A Suspension Primer

From the early days of the automobile—and even before, in the time of horse-drawn carts—it was already well known that the body of the car, housing both the passengers and the load, has to be decoupled from the unevenness of the road surface.

This isolation is much more than a question of comfort. The vertical force of the jolts caused by the repeating bumps and holes of the road surface are proportional to the square of the vehicle speed. With the high speeds we drive at today, this would result in unbearable shock to both people and the mechanical parts of the car. Jolts in the body also make it more difficult to control the vehicle.

Consequently, there has to be an elastic medium between the body and the wheels, however, the elasticity and other features of this suspension medium are governed by many, mostly contradicting factors.

The softer, more elastic the spring, the less the suspended body will be shaken by various jolts. For the sake of comfort, we would thus need the softest spring possible. Unfortunately, too soft a spring will collapse under a given weight, losing all its elasticity. The elasticity of the spring would need to be determined as a function of the weight carried but the weight is never constant: there is a wide range of possible load requirements for any car. On one hand, a hard suspension will not be sensitive to load variations but being hard, will not fulfill its designated purpose, either. A soft suspension, on the other hand, is comfortable but its behavior will change significantly on any load variation. To cope with this contradicting requirements, an elastic medium of decreasing flexibility would be required: such a spring will become harder as the weight to be carried increases.

When the spring is compressed under the weight of the load, it’s not only its flexibility that changes. The spring deflects, causing the clearance between the car and the road surface decrease, although a constant clearance would be a prerequisite of stable handling and roadholding. At first sight, this pushes us towards harder springs: soft springs would result in excessive variations of vertical position — unless, of course, we can use some other mechanism to ensure a constant ground clearance.

In addition to the static change caused by load variations, the deflection of the spring is changing constantly and dynamically when the wheels roll on the road surface. The body of the vehicle dives, squats, rolls to left and right as the car goes over slopes, holes and bumps in the road, corners, accelerates or decelerates.

When a deflected spring is released again, the energy stored in it will be released but as there is no actual load for this energy, the elastic element, the mass of the suspension and the vehicle form an oscillatory system, causing a series of oscillations to occur instead of the spring simply returning to its neutral position.

Any vertical jolt would thus cause such oscillations: the upward ones are transmitted to the car body while the downward ones make the wheels bounce, losing contact with and adhesion to the road surface. The first is only discomforting, but the second is plainly dangerous. In addition, it’s not only the spring that oscillates; the tires contain air which is a highly elastic spring medium. Oscillation in itself causes unwanted motion but when the corrugation of the road surface happens to coincide with the period of the suspension oscillations, it might lead to synchronous resonance, a detrimental situation leading to serious damages in the suspension elements.

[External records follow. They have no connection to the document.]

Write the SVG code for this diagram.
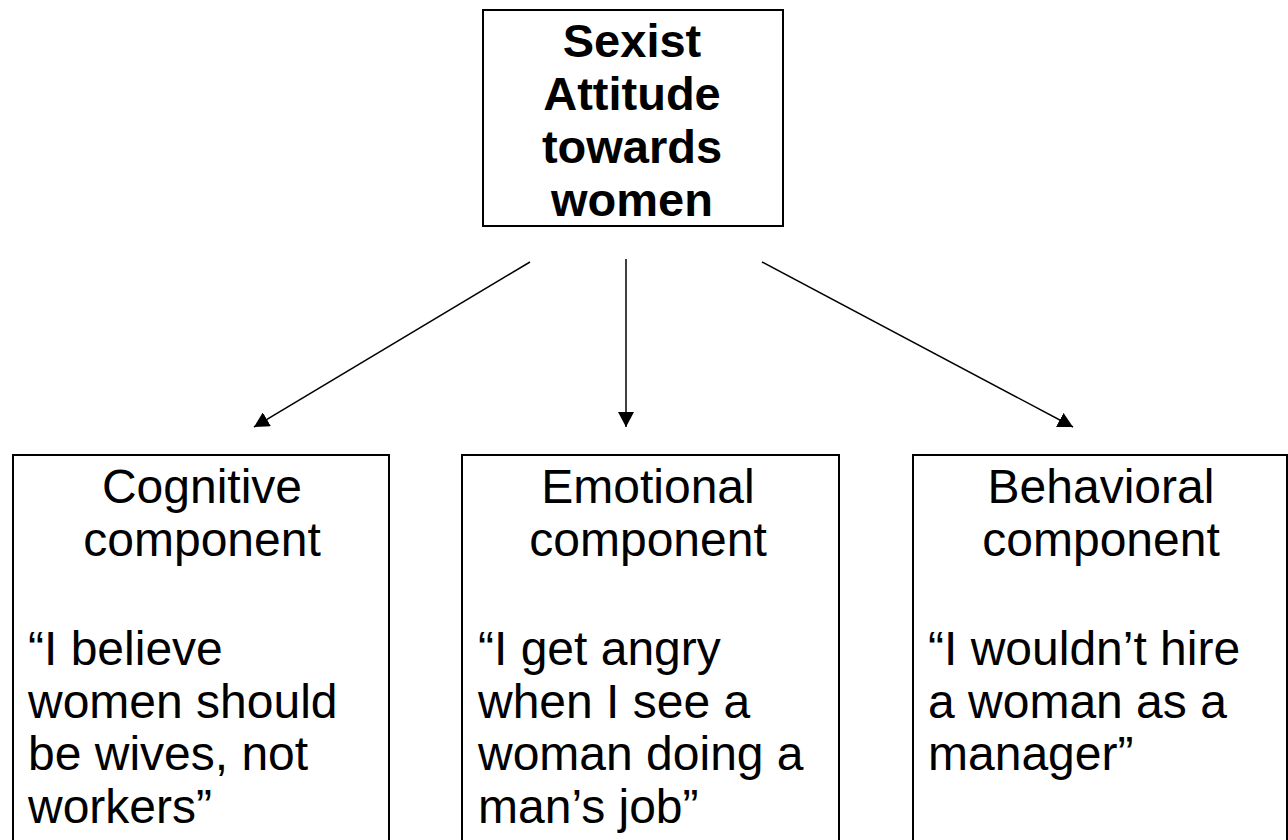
<svg xmlns="http://www.w3.org/2000/svg" width="1288" height="840" viewBox="0 0 1288 840">
<style>
.box{fill:#fff;stroke:#000;stroke-width:2}
.t{font-family:"Liberation Sans",Arial,sans-serif;font-size:48px;fill:#000}
.b{font-weight:bold;font-size:47px}
.c{text-anchor:middle}
.conn{stroke:#000;stroke-width:1.5;fill:none}
</style>
<defs>
<marker id="ah" markerUnits="userSpaceOnUse" markerWidth="16" markerHeight="16" refX="15" refY="8" orient="auto" viewBox="0 0 16 16">
<path d="M0,0 L15,8 L0,16 z" fill="#000"/>
</marker>
</defs>
<rect width="1288" height="840" fill="#fff"/>
<g id="top">
<rect class="box" x="483" y="10" width="300" height="216"/>
<text class="t b c"><tspan x="632" y="57">Sexist</tspan><tspan x="632" y="110">Attitude</tspan><tspan x="632" y="163">towards</tspan><tspan x="632" y="216">women</tspan></text>
</g>
<g id="cognitive">
<rect class="box" x="13" y="455" width="376" height="400"/>
<text class="t c"><tspan x="202" y="503">Cognitive</tspan><tspan x="202" y="556">component</tspan></text>
<text class="t"><tspan x="28" y="665">“I believe</tspan><tspan x="28" y="718">women should</tspan><tspan x="28" y="770">be wives, not</tspan><tspan x="28" y="823">workers”</tspan></text>
</g>
<g id="emotional">
<rect class="box" x="462" y="455" width="377" height="400"/>
<text class="t c"><tspan x="648" y="503">Emotional</tspan><tspan x="648" y="556">component</tspan></text>
<text class="t"><tspan x="478" y="665">“I get angry</tspan><tspan x="478" y="718">when I see a</tspan><tspan x="478" y="770">woman doing a</tspan><tspan x="478" y="823">man’s job”</tspan></text>
</g>
<g id="behavioral">
<rect class="box" x="913" y="455" width="374" height="400"/>
<text class="t c"><tspan x="1101" y="503">Behavioral</tspan><tspan x="1101" y="556">component</tspan></text>
<text class="t"><tspan x="928" y="665">“I wouldn’t hire</tspan><tspan x="928" y="718">a woman as a</tspan><tspan x="928" y="770">manager”</tspan></text>
</g>
<g id="connectors">
<line class="conn" x1="530" y1="262" x2="254" y2="427" marker-end="url(#ah)"/>
<line class="conn" x1="626" y1="259" x2="626" y2="427" marker-end="url(#ah)"/>
<line class="conn" x1="762" y1="262" x2="1073" y2="427" marker-end="url(#ah)"/>
</g>
</svg>
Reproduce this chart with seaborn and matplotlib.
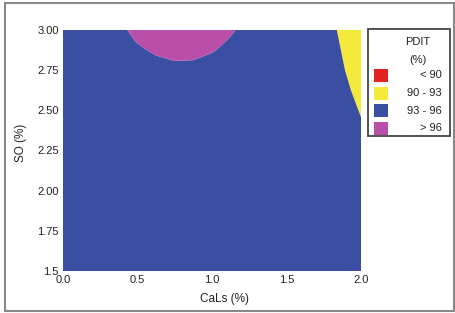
import matplotlib
matplotlib.use('Agg')
import matplotlib.pyplot as plt
from matplotlib.patches import Rectangle
import seaborn as sns

# grid: PDIT (%) at CaLs (x) / SO (y)
cals = [0.0, 0.25, 0.375, 0.5, 0.625, 0.75, 0.875, 1.0, 1.125, 1.25, 1.5, 1.75, 1.875, 2.0]
so = [1.5, 1.75, 2.0, 2.25, 2.5, 2.625, 2.75, 2.8125, 2.875, 2.9375, 3.0]
pdit = [
    [94.0, 94.3, 94.4, 94.5, 94.55, 94.6, 94.6, 94.55, 94.5, 94.4, 94.3, 94.2, 94.1, 94.0],
    [94.2, 94.5, 94.6, 94.7, 94.75, 94.8, 94.8, 94.75, 94.7, 94.6, 94.45, 94.3, 94.15, 94.0],
    [94.4, 94.7, 94.8, 94.9, 94.95, 95.0, 95.0, 94.95, 94.9, 94.8, 94.6, 94.4, 94.2, 94.0],
    [94.6, 94.9, 95.0, 95.1, 95.15, 95.2, 95.2, 95.15, 95.1, 95.0, 94.75, 94.5, 94.2, 93.71],
    [94.80, 95.10, 95.22, 95.31, 95.38, 95.41, 95.40, 95.36, 95.28, 95.18, 94.91, 94.86, 93.86, 92.86],
    [94.96, 95.28, 95.42, 95.53, 95.61, 95.65, 95.64, 95.59, 95.50, 95.38, 95.07, 94.46, 93.46, 92.46],
    [95.09, 95.45, 95.61, 95.74, 95.84, 95.89, 95.88, 95.81, 95.70, 95.56, 95.22, 94.14, 93.14, 92.14],
    [95.15, 95.53, 95.70, 95.85, 95.95, 96.01, 96.00, 95.92, 95.80, 95.65, 95.28, 94.03, 93.03, 92.03],
    [95.21, 95.60, 95.78, 95.94, 96.06, 96.13, 96.11, 96.03, 95.89, 95.72, 95.34, 93.92, 92.92, 91.92],
    [95.25, 95.66, 95.85, 96.03, 96.17, 96.25, 96.23, 96.13, 95.97, 95.79, 95.39, 93.81, 92.81, 91.81],
    [95.28, 95.71, 95.91, 96.11, 96.27, 96.37, 96.34, 96.22, 96.05, 95.85, 95.43, 93.70, 92.70, 91.70],
]
levels = [80, 90, 93, 96, 100]
zone_colors = ['#e3231f', '#f4ea3b', '#3a4fa2', '#b94fa9']
zone_labels = ['< 90', '90 - 93', '93 - 96', '> 96']
x_ticks = [0.0, 0.5, 1.0, 1.5, 2.0]
x_tick_labels = ['0.0', '0.5', '1.0', '1.5', '2.0']
y_ticks = [1.5, 1.75, 2.0, 2.25, 2.5, 2.75, 3.0]
y_tick_labels = ['1.5', '1.75', '2.00', '2.25', '2.50', '2.75', '3.00']

sns.set_style('white')
plt.rcParams['font.family'] = ['Liberation Sans', 'DejaVu Sans']
txt = '#222222'

W, H = 456, 313
fig = plt.figure(figsize=(W / 100, H / 100), dpi=100)
ax = fig.add_axes([63 / W, 1 - 271 / H, (361 - 63) / W, (271 - 30) / H])

ax.contourf(cals, so, pdit, levels=levels, colors=zone_colors, antialiased=True)
ax.set_xlim(0, 2)
ax.set_ylim(1.5, 3.0)
for s in ax.spines.values():
    s.set_visible(False)
ax.set_xticks(x_ticks, x_tick_labels)
ax.set_yticks(y_ticks, y_tick_labels)
ax.tick_params(length=0, labelsize=8, colors=txt, pad=3)
ax.set_xlabel('CaLs (%)', fontsize=8.5, color=txt)
ax.set_ylabel('SO (%)', fontsize=8.5, color=txt)
ax.xaxis.set_label_coords((224 - 63) / 298, -22 / 241)
ax.yaxis.set_label_coords(-36 / 298, 0.53)

# legend drawn by hand (labels are right aligned in the original)
fig.patches.append(Rectangle((368 / W, 1 - 136 / H), 82 / W, 107 / H,
                             transform=fig.transFigure, fill=False,
                             edgecolor='#444444', lw=1.3))
fig.text(418 / W, 1 - 42 / H, 'PDIT', ha='center', va='center', fontsize=8, color=txt)
fig.text(418 / W, 1 - 60 / H, '(%)', ha='center', va='center', fontsize=8, color=txt)
for i, (c, lab) in enumerate(zip(zone_colors, zone_labels)):
    top = 69 + i * 17.6
    fig.patches.append(Rectangle((374 / W, 1 - (top + 13) / H), 14 / W, 13 / H,
                                 transform=fig.transFigure, facecolor=c,
                                 edgecolor='none'))
    fig.text(442 / W, 1 - (top + 6.5) / H, lab, ha='right', va='center',
             fontsize=8, color=txt)

# grey frame round the whole picture
fig.patches.append(Rectangle((5 / W, 2 / H), 449 / W, 308 / H,
                             transform=fig.transFigure, fill=False,
                             edgecolor='#888888', lw=1.5))

fig.savefig('out.png', dpi=100)
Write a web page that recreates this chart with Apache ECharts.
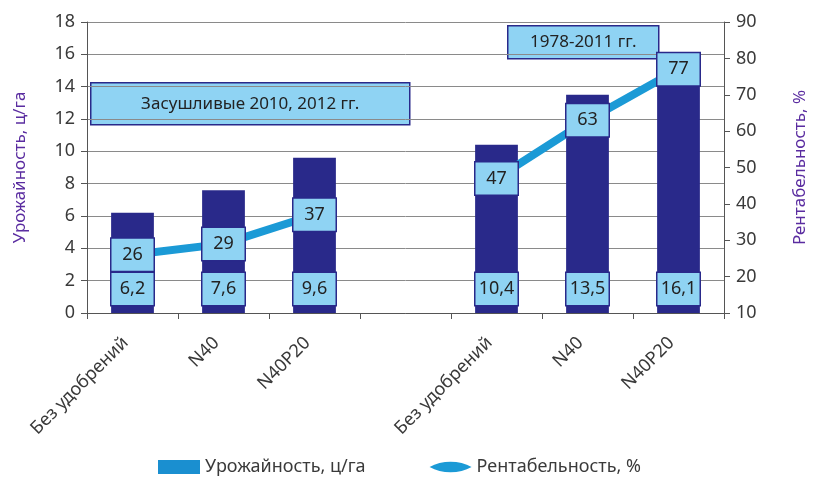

Mass in motion can also be viewed as a source for kinetic energy; because of this, moving parts of the suspension are often reduced in weight to decrease this portion of the stored energy, and this in turn eases the requirements on the dampers as they have to dissipate less unwanted energy as heat. This solution, however, often shifts the frequency of the self-oscillation of the suspension upwards. Unfortunately,  occupants are more sensitive to higher frequencies reducing comfort (mostly adding noise), so this is an area where compromise is needed.

Conventional suspension systems use a second element, a shock absorber to dampen these oscillations. The absorber uses friction to drain some of the energy stored in the spring in order to decrease the oscillations. Being an additional element presents new challenges: the characteristics of both the spring and the absorber have to be matched carefully to obtain any acceptable results. The absorber ought to be both soft and hard at the same time: a soft absorber suppresses the bumps of the road but does not decrease the oscillations satisfactorily while a hard absorber reduces the oscillations but lets the passengers feel the unevenness of the road too much. Due to this contradiction, conventionally suspended cars have no alternative but to find a compromise between the two, according to the intended purpose of the car: sport versions are harder but offer better roadholding, luxurious models sacrifice roadholding for increased comfort. This contradiction clearly calls for a unified component serving both as a spring and an absorber, harmonizing the requirements.